Interpreting The Correlation Coefficient
Value of $r$ | Interpretation |
|---|---|
$0.9$ to $1.0$ | Very strong positive correlation |
$0.7$ to $0.9$ | Strong positive correlation |
$0.5$ to $0.7$ | Moderate positive correlation |
$0.3$ to $0.5$ | Weak positive correlation |
$0$ to $0.3$ | Very weak or no linear correlation |
Negative values | Same scale, opposite direction |
Origin of Correlation Coefficient Formula
Karl Pearson (1857–1936, UK) developed the correlation coefficient in 1895, building on earlier work by Francis Galton (1822–1911, UK). Galton had noticed that tall parents tend to have tall children (though not as tall as the parents) — a phenomenon he called "regression to the mean." Pearson formalised this observation into a precise numerical measure. Their work established the mathematical foundation of modern statistics.

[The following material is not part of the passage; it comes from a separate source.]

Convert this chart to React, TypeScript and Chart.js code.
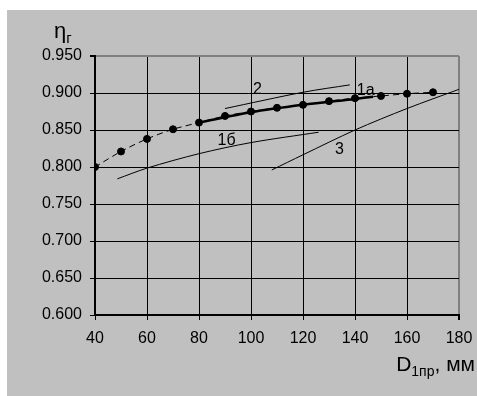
import React, { useEffect, useRef } from "react";
import { Chart, registerables } from "chart.js";

Chart.register(...registerables);

// Main curve (dashed with markers)
const mainX = [40, 50, 60, 70, 80, 90, 100, 110, 120, 130, 140, 150, 160, 170];
const mainY = [0.800, 0.821, 0.838, 0.851, 0.860, 0.869, 0.875, 0.880, 0.884, 0.889, 0.893, 0.896, 0.899, 0.901];

// Curve 1а (thick solid)
const c1aX = [80, 100, 120, 140, 147];
const c1aY = [0.860, 0.874, 0.884, 0.892, 0.895];

// Curve 2
const c2X = [90, 120, 138];
const c2Y = [0.879, 0.901, 0.911];

// Curve 1б
const c1bX = [48.6, 60, 80, 100, 126];
const c1bY = [0.784, 0.7985, 0.818, 0.833, 0.847];

// Curve 3
const c3X = [108, 120, 140, 160, 180];
const c3Y = [0.796, 0.8165, 0.850, 0.879, 0.905];

// Curve labels
const labelText = ["1а", "2", "1б", "3"];
const labelX = [144.1, 102.5, 90.6, 134.0];
const labelY = [0.9037, 0.9046, 0.836, 0.8233];

const xTicksMin = 40;
const xTicksMax = 180;
const xStep = 20;
const yMin = 0.6;
const yMax = 0.95;
const yStep = 0.05;

const FONT = "'Liberation Sans', Arial, sans-serif";

const pts = (xs: number[], ys: number[]) => xs.map((x, i) => ({ x, y: ys[i] }));

const overlayPlugin = {
  id: "overlay",
  afterDraw(chart: any) {
    const ctx = chart.ctx;
    const xs = chart.scales.x;
    const ys = chart.scales.y;
    const ca = chart.chartArea;
    ctx.save();
    ctx.fillStyle = "#000";
    // curve labels
    ctx.font = `16px ${FONT}`;
    ctx.textAlign = "center";
    ctx.textBaseline = "middle";
    labelText.forEach((t, i) => {
      ctx.fillText(t, xs.getPixelForValue(labelX[i]), ys.getPixelForValue(labelY[i]));
    });
    // y axis title: ηг
    ctx.textAlign = "left";
    ctx.textBaseline = "alphabetic";
    ctx.font = `22px ${FONT}`;
    const etaX = ca.left - 41;
    const etaY = ca.top - 18;
    ctx.fillText("η", etaX, etaY);
    const ew = ctx.measureText("η").width;
    ctx.font = `15px ${FONT}`;
    ctx.fillText("г", etaX + ew, etaY + 5);
    // x axis title: D1пр, мм (right aligned)
    const big = `21px ${FONT}`;
    const small = `14px ${FONT}`;
    const parts: [string, string, number][] = [
      ["D", big, 0],
      ["1пр", small, 5],
      [", мм", big, 0],
    ];
    let total = 0;
    parts.forEach(([t, f]) => {
      ctx.font = f;
      total += ctx.measureText(t).width;
    });
    let px = chart.width - 2 - total;
    const base = ca.bottom + 56;
    parts.forEach(([t, f, dy]) => {
      ctx.font = f;
      ctx.fillText(t, px, base + dy);
      px += ctx.measureText(t).width;
    });
    ctx.restore();
  },
};

const bgPlugin = {
  id: "bg",
  beforeDraw(chart: any) {
    const ctx = chart.ctx;
    ctx.save();
    ctx.fillStyle = "#c0c0c0";
    ctx.fillRect(0, 0, chart.width, chart.height);
    ctx.restore();
  },
};

export default function App() {
  const ref = useRef<HTMLCanvasElement | null>(null);
  useEffect(() => {
    if (!ref.current) return;
    const chart = new Chart(ref.current, {
      type: "line",
      data: {
        datasets: [
          {
            data: pts(c1aX, c1aY),
            borderColor: "#000",
            borderWidth: 2.5,
            pointRadius: 0,
            tension: 0.3,
          },
          {
            data: pts(mainX, mainY),
            borderColor: "#000",
            borderWidth: 1,
            borderDash: [6, 4],
            pointRadius: 3.5,
            pointBackgroundColor: "#000",
            pointBorderColor: "#000",
            tension: 0.3,
          },
          {
            data: pts(c2X, c2Y),
            borderColor: "#000",
            borderWidth: 1,
            pointRadius: 0,
            tension: 0.3,
          },
          {
            data: pts(c1bX, c1bY),
            borderColor: "#000",
            borderWidth: 1,
            pointRadius: 0,
            tension: 0.3,
          },
          {
            data: pts(c3X, c3Y),
            borderColor: "#000",
            borderWidth: 1,
            pointRadius: 0,
            tension: 0.3,
          },
        ],
      },
      options: {
        animation: false,
        responsive: false,
        devicePixelRatio: 1,
        layout: { padding: { top: 46, right: 18, left: 0, bottom: 0 } },
        plugins: { legend: { display: false }, tooltip: { enabled: false } },
        scales: {
          x: {
            type: "linear",
            min: xTicksMin,
            max: xTicksMax,
            afterFit: (s: any) => {
              s.height = 81;
              s.paddingLeft = 0;
              s.paddingRight = 0;
            },
            ticks: {
              stepSize: xStep,
              color: "#000",
              font: { family: FONT, size: 16 },
              padding: 9,
            },
            grid: {
              color: (c: any) => (c.tick && c.tick.value === xTicksMax ? "#808080" : "#000"),
              lineWidth: (c: any) => (c.tick && c.tick.value === xTicksMax ? 2 : 1),
              tickColor: "#000",
              tickLength: 5,
            },
            border: { color: "#000", width: 2 },
          },
          y: {
            type: "linear",
            min: yMin,
            max: yMax,
            afterFit: (s: any) => {
              s.width = 88;
              s.paddingTop = 0;
              s.paddingBottom = 0;
            },
            ticks: {
              stepSize: yStep,
              color: "#000",
              font: { family: FONT, size: 16 },
              padding: 8,
              callback: (v: any) => Number(v).toFixed(3),
            },
            grid: {
              color: (c: any) => (c.tick && Math.abs(c.tick.value - yMax) < 1e-6 ? "#808080" : "#000"),
              lineWidth: (c: any) => (c.tick && Math.abs(c.tick.value - yMax) < 1e-6 ? 2 : 1),
              tickColor: "#000",
              tickLength: 5,
            },
            border: { color: "#000", width: 2 },
          },
        },
      },
      plugins: [bgPlugin, overlayPlugin],
    } as any);
    return () => chart.destroy();
  }, []);
  return (
    <div style={{ position: "absolute", left: 7, top: 10, width: 470, height: 386 }}>
      <canvas ref={ref} width={470} height={386} style={{ width: 470, height: 386, display: "block" }} />
    </div>
  );
}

Worked Example of Correlation Coefficient
Find the correlation coefficient for the following data: $(x, y)$: $(1, 2), (2, 4), (3, 5), (4, 4), (5, 5)$.
$x$ | $y$ | $xy$ | $x^2$ | $y^2$ |
|---|---|---|---|---|
1 | 2 | 2 | 1 | 4 |
2 | 4 | 8 | 4 | 16 |
3 | 5 | 15 | 9 | 25 |
4 | 4 | 16 | 16 | 16 |
5 | 5 | 25 | 25 | 25 |
Σ = 15 | Σ = 20 | Σ = 66 | Σ = 55 | Σ = 86 |
$n = 5$. Applying the formula:
$$r = \frac{5(66) - (15)(20)}{\sqrt{[5(55) - 15^2][5(86) - 20^2]}}$$
$$= \frac{330 - 300}{\sqrt{[275 - 225][430 - 400]}} = \frac{30}{\sqrt{50 \times 30}} = \frac{30}{\sqrt{1500}} = \frac{30}{38.73} \approx 0.77$$
Final answer: $r \approx 0.77$ — strong positive correlation.
Common Confusions With The Correlation Coefficient Formula
Correlation does not imply causation. A high $r$ between two variables does not mean one causes the other. Ice cream sales and drowning rates are strongly correlated (both rise in summer) — the cause is a third variable (hot weather), not a direct link.
The correlation coefficient measures linear relationships only. Two variables can have a strong non-linear relationship (e.g. quadratic) with $r \approx 0$. Always inspect a scatter plot alongside $r$.
$r$ is not a percentage. $r = 0.7$ does not mean "70% correlated." The coefficient of determination $r^2 = 0.49$ means that $49%$ of the variation in $y$ is explained by its linear relationship with $x$.